The desire for climate protection vs. TEMU & Co.

when cheap goods destroy the environment and profits are the only survivors

The irony of a world that strives for climate protection, yet "cheap", "harmful" and "irresponsible" is becoming the new trend. A critical examination of the business model of TEMU and similar companies that offer cheap products at the expense of the environment and social responsibility, and fuel the trend of overconsumption. 

 

Companies such as TEMU and SHEIN act as an additional rocket booster for the phenomenon of the ever faster spinning carousel of overconsumption. 

 

The general problem: 

Things can often be produced very cheaply in our current economic system, but their production often means great harm to the environment. Profits are privatized, but the resulting damage to the environment is usually socialized. 

 

The products are often of inferior quality and are produced in a resource-intensive way that exploits people and nature. They are then flown all over the world with high emissions and simply thrown away again after a short period of use - after all, it was cheap. 

 

The issue of packaging madness is not left out either. Because in order to reduce costs even further and optimize profits, all the legal stops of customs trickery are pulled out. For example, even ridiculously small items such as a ballpoint pen are broken down into several parts and individually packaged in order to make maximum use of the limits of duty-free importation Returns are destroyed as it is uneconomical to put them back into circulation.

 

"In terms of

environmental friendliness and sustainability,

the business model of TEMU & Co. is simply a disaster."

 

The cheap items represent the wastefulness and short life of consumer goods that we buy and throw away after a short time. 

TEMU's company policy is undoubtedly extremely irresponsible and designed solely for ruthless profiteering - to the detriment of people and nature. And why? Because they can!

And we consumers? We are susceptible to the new trend of bargain mania and are increasingly buying cheap junk. We are also acting extremely irresponsibly because we put our selfish satisfaction of needs above the common good for many reasons. 

However! Nobody is doing anything illegal in the game of diffusion of responsibility. All market participants operate within the legal framework. Consequently, the system that enables the destruction of our livelihoods is poorly designed. 

At the same time, more and more people are credibly speaking out in favor of better climate protection. On the other hand, the number of people turbo-shopping with such providers is constantly rising to new highs. The question arises as to how the new trend fits in with many people's desire for sustainability.

 

Therefore:

- It takes honesty to recognize the systemic dilemma. 

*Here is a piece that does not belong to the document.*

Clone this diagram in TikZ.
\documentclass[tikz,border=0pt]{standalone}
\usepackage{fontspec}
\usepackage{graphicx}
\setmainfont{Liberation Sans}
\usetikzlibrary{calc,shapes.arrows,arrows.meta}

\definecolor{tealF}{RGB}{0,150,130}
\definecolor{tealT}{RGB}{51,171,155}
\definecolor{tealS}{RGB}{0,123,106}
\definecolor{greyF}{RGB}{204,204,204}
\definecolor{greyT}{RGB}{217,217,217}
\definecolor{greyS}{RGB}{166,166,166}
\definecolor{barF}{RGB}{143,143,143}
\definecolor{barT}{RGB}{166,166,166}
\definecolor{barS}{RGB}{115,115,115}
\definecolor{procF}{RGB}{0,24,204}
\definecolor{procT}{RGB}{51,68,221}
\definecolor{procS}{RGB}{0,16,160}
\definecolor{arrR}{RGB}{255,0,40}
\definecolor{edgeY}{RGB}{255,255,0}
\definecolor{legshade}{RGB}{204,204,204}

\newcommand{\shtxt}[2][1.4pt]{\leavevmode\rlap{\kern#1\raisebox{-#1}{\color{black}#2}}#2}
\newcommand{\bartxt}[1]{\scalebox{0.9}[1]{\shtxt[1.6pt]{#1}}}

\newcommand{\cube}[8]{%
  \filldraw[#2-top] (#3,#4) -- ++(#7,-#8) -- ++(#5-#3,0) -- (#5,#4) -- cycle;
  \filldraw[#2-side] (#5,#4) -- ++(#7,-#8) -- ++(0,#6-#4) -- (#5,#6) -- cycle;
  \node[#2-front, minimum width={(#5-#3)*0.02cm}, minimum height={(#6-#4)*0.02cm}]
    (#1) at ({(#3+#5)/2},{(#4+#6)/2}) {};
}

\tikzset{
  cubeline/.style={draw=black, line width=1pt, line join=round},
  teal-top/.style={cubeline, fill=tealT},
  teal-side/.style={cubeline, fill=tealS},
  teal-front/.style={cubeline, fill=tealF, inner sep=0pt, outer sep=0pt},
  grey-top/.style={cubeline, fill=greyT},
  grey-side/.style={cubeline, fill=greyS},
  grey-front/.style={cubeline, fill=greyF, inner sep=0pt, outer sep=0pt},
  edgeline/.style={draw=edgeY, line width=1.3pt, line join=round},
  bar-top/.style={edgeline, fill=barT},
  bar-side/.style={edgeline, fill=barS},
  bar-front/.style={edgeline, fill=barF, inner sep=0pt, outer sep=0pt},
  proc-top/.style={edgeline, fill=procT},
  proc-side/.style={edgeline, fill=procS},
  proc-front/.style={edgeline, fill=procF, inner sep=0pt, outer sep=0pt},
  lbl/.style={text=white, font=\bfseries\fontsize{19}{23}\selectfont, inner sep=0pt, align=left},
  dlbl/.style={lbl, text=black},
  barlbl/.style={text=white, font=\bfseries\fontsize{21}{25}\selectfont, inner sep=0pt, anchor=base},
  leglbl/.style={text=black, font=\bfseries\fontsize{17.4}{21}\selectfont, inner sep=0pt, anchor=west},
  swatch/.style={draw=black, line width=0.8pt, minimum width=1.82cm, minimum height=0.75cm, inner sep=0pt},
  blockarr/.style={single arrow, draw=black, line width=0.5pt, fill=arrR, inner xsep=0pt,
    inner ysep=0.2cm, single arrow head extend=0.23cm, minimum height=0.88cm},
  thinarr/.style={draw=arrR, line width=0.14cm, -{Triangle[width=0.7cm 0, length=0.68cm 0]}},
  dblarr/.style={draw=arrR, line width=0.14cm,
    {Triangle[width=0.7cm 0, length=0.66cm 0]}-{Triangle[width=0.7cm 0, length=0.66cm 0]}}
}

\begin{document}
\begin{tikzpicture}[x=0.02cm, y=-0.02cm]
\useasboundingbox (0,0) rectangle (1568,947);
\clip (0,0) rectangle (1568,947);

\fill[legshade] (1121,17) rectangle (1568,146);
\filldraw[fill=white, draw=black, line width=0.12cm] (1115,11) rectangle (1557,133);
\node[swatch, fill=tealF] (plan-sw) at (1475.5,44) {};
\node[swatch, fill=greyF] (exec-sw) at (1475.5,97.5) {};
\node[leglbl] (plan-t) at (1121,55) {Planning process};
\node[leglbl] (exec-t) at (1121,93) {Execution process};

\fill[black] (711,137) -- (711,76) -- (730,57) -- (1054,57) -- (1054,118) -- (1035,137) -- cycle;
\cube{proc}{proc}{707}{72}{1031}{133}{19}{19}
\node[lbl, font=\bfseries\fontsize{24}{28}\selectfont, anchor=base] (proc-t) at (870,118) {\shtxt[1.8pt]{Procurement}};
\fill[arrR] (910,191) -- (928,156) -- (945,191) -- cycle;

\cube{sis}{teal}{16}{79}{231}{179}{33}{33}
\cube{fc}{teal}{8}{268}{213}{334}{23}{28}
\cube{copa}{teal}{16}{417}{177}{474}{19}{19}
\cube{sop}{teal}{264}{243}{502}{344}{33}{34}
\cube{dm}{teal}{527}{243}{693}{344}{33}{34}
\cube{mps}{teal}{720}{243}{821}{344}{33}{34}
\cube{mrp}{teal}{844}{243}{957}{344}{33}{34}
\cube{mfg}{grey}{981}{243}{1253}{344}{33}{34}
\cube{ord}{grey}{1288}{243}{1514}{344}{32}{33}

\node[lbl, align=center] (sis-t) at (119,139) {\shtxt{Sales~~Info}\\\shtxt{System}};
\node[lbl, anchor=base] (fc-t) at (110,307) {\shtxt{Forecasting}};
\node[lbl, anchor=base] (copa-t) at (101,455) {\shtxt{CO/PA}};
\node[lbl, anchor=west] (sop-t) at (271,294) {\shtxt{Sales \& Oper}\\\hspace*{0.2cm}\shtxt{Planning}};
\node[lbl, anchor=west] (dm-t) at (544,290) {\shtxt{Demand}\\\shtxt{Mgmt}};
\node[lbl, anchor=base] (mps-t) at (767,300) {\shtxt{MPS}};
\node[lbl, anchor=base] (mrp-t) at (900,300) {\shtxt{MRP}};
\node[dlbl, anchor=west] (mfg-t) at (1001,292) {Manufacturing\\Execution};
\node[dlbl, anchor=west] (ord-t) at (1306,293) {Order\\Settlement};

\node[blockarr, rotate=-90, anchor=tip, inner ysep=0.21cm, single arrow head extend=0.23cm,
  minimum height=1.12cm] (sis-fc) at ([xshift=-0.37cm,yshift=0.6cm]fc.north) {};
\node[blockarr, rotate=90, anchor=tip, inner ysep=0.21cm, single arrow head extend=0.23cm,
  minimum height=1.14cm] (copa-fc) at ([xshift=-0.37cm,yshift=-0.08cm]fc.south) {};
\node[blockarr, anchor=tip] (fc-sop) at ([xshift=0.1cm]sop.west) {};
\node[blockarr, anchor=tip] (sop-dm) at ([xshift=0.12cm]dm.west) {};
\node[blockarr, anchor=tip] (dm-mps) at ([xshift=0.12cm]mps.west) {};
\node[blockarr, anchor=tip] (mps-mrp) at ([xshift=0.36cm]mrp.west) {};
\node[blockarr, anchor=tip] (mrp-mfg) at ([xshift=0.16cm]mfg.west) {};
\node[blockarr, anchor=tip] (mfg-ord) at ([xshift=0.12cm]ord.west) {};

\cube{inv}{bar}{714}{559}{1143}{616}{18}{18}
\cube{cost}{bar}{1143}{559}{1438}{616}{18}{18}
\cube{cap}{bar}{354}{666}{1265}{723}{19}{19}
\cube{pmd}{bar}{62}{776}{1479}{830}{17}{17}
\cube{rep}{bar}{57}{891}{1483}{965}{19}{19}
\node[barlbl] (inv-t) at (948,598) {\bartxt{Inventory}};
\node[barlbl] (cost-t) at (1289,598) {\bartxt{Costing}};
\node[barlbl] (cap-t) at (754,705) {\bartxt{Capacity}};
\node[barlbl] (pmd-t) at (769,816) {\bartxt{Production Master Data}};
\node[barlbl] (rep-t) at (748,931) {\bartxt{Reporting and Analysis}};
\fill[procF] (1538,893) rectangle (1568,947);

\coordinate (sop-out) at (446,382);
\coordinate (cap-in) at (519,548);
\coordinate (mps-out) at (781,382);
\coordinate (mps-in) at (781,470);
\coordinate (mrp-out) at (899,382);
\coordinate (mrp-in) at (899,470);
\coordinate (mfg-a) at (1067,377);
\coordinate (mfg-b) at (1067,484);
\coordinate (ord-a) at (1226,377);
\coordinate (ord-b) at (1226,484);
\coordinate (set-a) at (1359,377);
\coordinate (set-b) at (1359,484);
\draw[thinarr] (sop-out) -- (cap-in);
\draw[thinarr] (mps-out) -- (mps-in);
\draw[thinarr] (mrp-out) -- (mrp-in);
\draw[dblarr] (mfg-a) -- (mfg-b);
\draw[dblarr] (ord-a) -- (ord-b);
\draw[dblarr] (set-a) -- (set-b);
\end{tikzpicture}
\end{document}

- It takes the wisdom to understand its structure. 

- And it takes the courage to make an unavoidable break. 

An offer of a solution:

➡️ Personal emissions budgets set the necessary ecological guard rails within which every citizen can decide for themselves how they integrate climate protection into their lives - not whether, 

➡️ This decouples the issue of consumption from the question of guilt. 

➡️ By setting quotas for GHGs at consumer level, industry will transform its manufacturing processes much more quickly in the direction of climate neutrality. This is because it produces (intrinsically motivated) what we (can) buy with our limited budgets.

➡️ Certificate trading at citizen level, implemented by means of a complementary resource currency, relieves politicians of the need to impose small-scale and often unpopular measures and to monitor compliance with them.